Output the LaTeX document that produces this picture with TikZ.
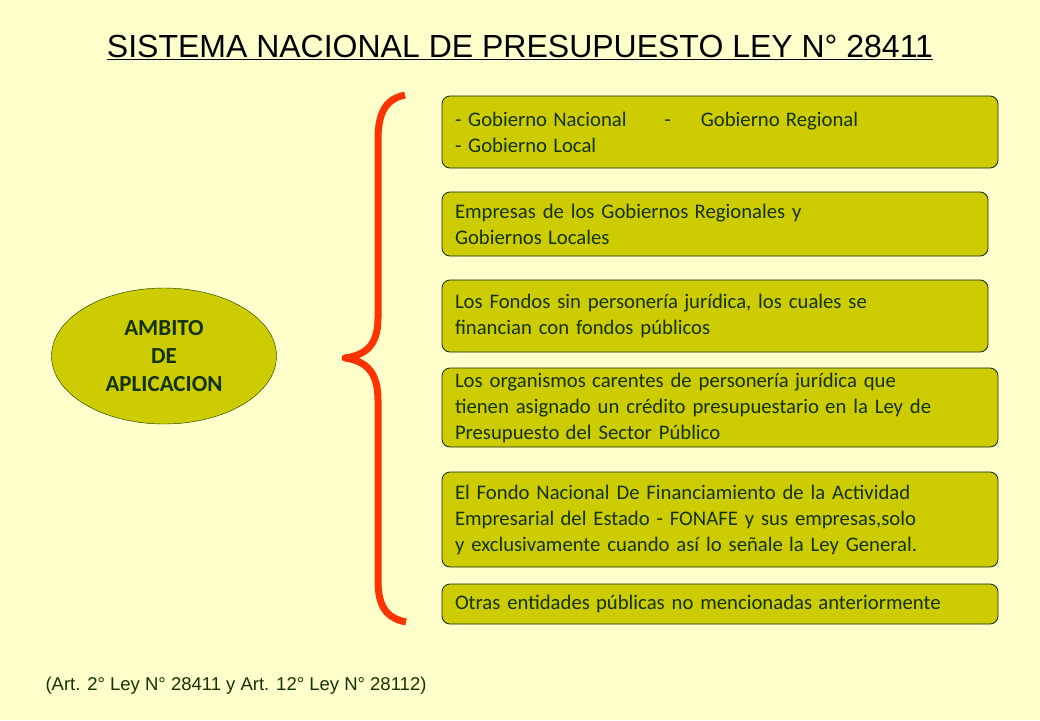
\documentclass[tikz,border=0pt]{standalone}
\usepackage{fontspec}
\setmainfont{Carlito}
\newfontfamily\arialfont{Liberation Sans}
\usepackage{xcolor}
\usetikzlibrary{positioning,shapes.geometric}

\definecolor{fondo}{RGB}{255,255,204}
\definecolor{oliva}{RGB}{204,204,0}
\definecolor{texto}{RGB}{20,50,0}
\definecolor{llave}{RGB}{255,51,0}

\newcommand{\esp}{\hspace{0.3em}}

\tikzset{
  caja/.style={draw=texto!80!black,fill=oliva,rounded corners=8pt,line width=0.8pt,
    anchor=north west,align=left,text=texto,inner xsep=12pt,inner ysep=0pt,outer sep=0pt,
    font=\fontsize{20.7}{26}\selectfont},
}

\begin{document}
\begin{tikzpicture}[x=1pt,y=-1pt]
\useasboundingbox[fill=fondo] (0,0) rectangle (1040,720);

\node[text=black,font=\arialfont\fontsize{32}{36}\selectfont] (titulo) at (520,47)
  {\underline{SISTEMA NACIONAL DE PRESUPUESTO LEY N° 28411}};

\node[ellipse,draw=texto,fill=oliva,minimum width=225pt,minimum height=136pt,inner sep=0pt,
  text=texto,align=center,font=\bfseries\fontsize{23}{28}\selectfont] (ambito) at (164,356)
  {AMBITO\\DE\\APLICACION};

\node[caja,minimum width=556pt,minimum height=72pt,text width=530pt] (b1) at (442,96)
  {- Gobierno\esp Nacional\hspace{38pt}-\hspace{30pt}Gobierno\esp Regional\\- Gobierno\esp Local};
\node[caja,minimum width=546pt,minimum height=64pt,text width=520pt] (b2)
  [below right=24pt and 0pt of b1.south west]
  {Empresas de los Gobiernos\esp Regionales y\\Gobiernos\esp Locales};
\node[caja,minimum width=546pt,minimum height=72pt,text width=520pt] (b3)
  [below right=24pt and 0pt of b2.south west]
  {Los Fondos sin personería\esp jurídica, los cuales se\\financian con fondos públicos};
\node[caja,minimum width=556pt,minimum height=79pt,text width=530pt] (b4)
  [below right=16pt and 0pt of b3.south west]
  {Los organismos\esp carentes de personería\esp jurídica que\\tienen asignado un crédito presupuestario\esp en la Ley de\\Presupuesto\esp del Sector Público};
\node[caja,minimum width=556pt,minimum height=95pt,text width=530pt] (b5)
  [below right=25pt and 0pt of b4.south west]
  {El Fondo Nacional De Financiamiento de la Actividad\\Empresarial\esp del Estado - FONAFE y sus empresas,solo\\y exclusivamente cuando así lo señale\esp la Ley General.};
\node[caja,minimum width=556pt,minimum height=40pt,text width=530pt] (b6)
  [below right=17pt and 0pt of b5.south west]
  {Otras entidades\esp públicas no mencionadas\esp anteriormente};

% llave
\coordinate (arriba) at (405,95);
\coordinate (pico) at (345,358);
\coordinate (abajo) at (406,622);
\draw[llave,line width=7pt,line join=round] (arriba) .. controls (386,99) and (378,112) .. (378,140)
  -- (378,318) .. controls (378,345) and (366,355) .. (pico)
  .. controls (366,361) and (378,372) .. (378,400)
  -- (378,580) .. controls (378,606) and (386,618) .. (abajo);

\node[text=texto,anchor=west,font=\arialfont\fontsize{18.5}{22}\selectfont] (nota) at (42,686)
  {(Art. 2° Ley N° 28411 y Art. 12° Ley N° 28112)};
\end{tikzpicture}
\end{document}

Aim of the task: Each line of the data should be quoted exactly, with pictures left out.

Reply to the exercise:
Output the LaTeX document that produces this picture with TikZ.
\documentclass[tikz,border=0pt]{standalone}
\usepackage{fontspec}
\setmainfont{Carlito}
\newfontfamily\arialfont{Liberation Sans}
\usepackage{xcolor}
\usetikzlibrary{positioning,shapes.geometric}

\definecolor{fondo}{RGB}{255,255,204}
\definecolor{oliva}{RGB}{204,204,0}
\definecolor{texto}{RGB}{20,50,0}
\definecolor{llave}{RGB}{255,51,0}

\newcommand{\esp}{\hspace{0.3em}}

\tikzset{
  caja/.style={draw=texto!80!black,fill=oliva,rounded corners=8pt,line width=0.8pt,
    anchor=north west,align=left,text=texto,inner xsep=12pt,inner ysep=0pt,outer sep=0pt,
    font=\fontsize{20.7}{26}\selectfont},
}

\begin{document}
\begin{tikzpicture}[x=1pt,y=-1pt]
\useasboundingbox[fill=fondo] (0,0) rectangle (1040,720);

\node[text=black,font=\arialfont\fontsize{32}{36}\selectfont] (titulo) at (520,47)
  {\underline{SISTEMA NACIONAL DE PRESUPUESTO LEY N° 28411}};

\node[ellipse,draw=texto,fill=oliva,minimum width=225pt,minimum height=136pt,inner sep=0pt,
  text=texto,align=center,font=\bfseries\fontsize{23}{28}\selectfont] (ambito) at (164,356)
  {AMBITO\\DE\\APLICACION};

\node[caja,minimum width=556pt,minimum height=72pt,text width=530pt] (b1) at (442,96)
  {- Gobierno\esp Nacional\hspace{38pt}-\hspace{30pt}Gobierno\esp Regional\\- Gobierno\esp Local};
\node[caja,minimum width=546pt,minimum height=64pt,text width=520pt] (b2)
  [below right=24pt and 0pt of b1.south west]
  {Empresas de los Gobiernos\esp Regionales y\\Gobiernos\esp Locales};
\node[caja,minimum width=546pt,minimum height=72pt,text width=520pt] (b3)
  [below right=24pt and 0pt of b2.south west]
  {Los Fondos sin personería\esp jurídica, los cuales se\\financian con fondos públicos};
\node[caja,minimum width=556pt,minimum height=79pt,text width=530pt] (b4)
  [below right=16pt and 0pt of b3.south west]
  {Los organismos\esp carentes de personería\esp jurídica que\\tienen asignado un crédito presupuestario\esp en la Ley de\\Presupuesto\esp del Sector Público};
\node[caja,minimum width=556pt,minimum height=95pt,text width=530pt] (b5)
  [below right=25pt and 0pt of b4.south west]
  {El Fondo Nacional De Financiamiento de la Actividad\\Empresarial\esp del Estado - FONAFE y sus empresas,solo\\y exclusivamente cuando así lo señale\esp la Ley General.};
\node[caja,minimum width=556pt,minimum height=40pt,text width=530pt] (b6)
  [below right=17pt and 0pt of b5.south west]
  {Otras entidades\esp públicas no mencionadas\esp anteriormente};

% llave
\coordinate (arriba) at (405,95);
\coordinate (pico) at (345,358);
\coordinate (abajo) at (406,622);
\draw[llave,line width=7pt,line join=round] (arriba) .. controls (386,99) and (378,112) .. (378,140)
  -- (378,318) .. controls (378,345) and (366,355) .. (pico)
  .. controls (366,361) and (378,372) .. (378,400)
  -- (378,580) .. controls (378,606) and (386,618) .. (abajo);

\node[text=texto,anchor=west,font=\arialfont\fontsize{18.5}{22}\selectfont] (nota) at (42,686)
  {(Art. 2° Ley N° 28411 y Art. 12° Ley N° 28112)};
\end{tikzpicture}
\end{document}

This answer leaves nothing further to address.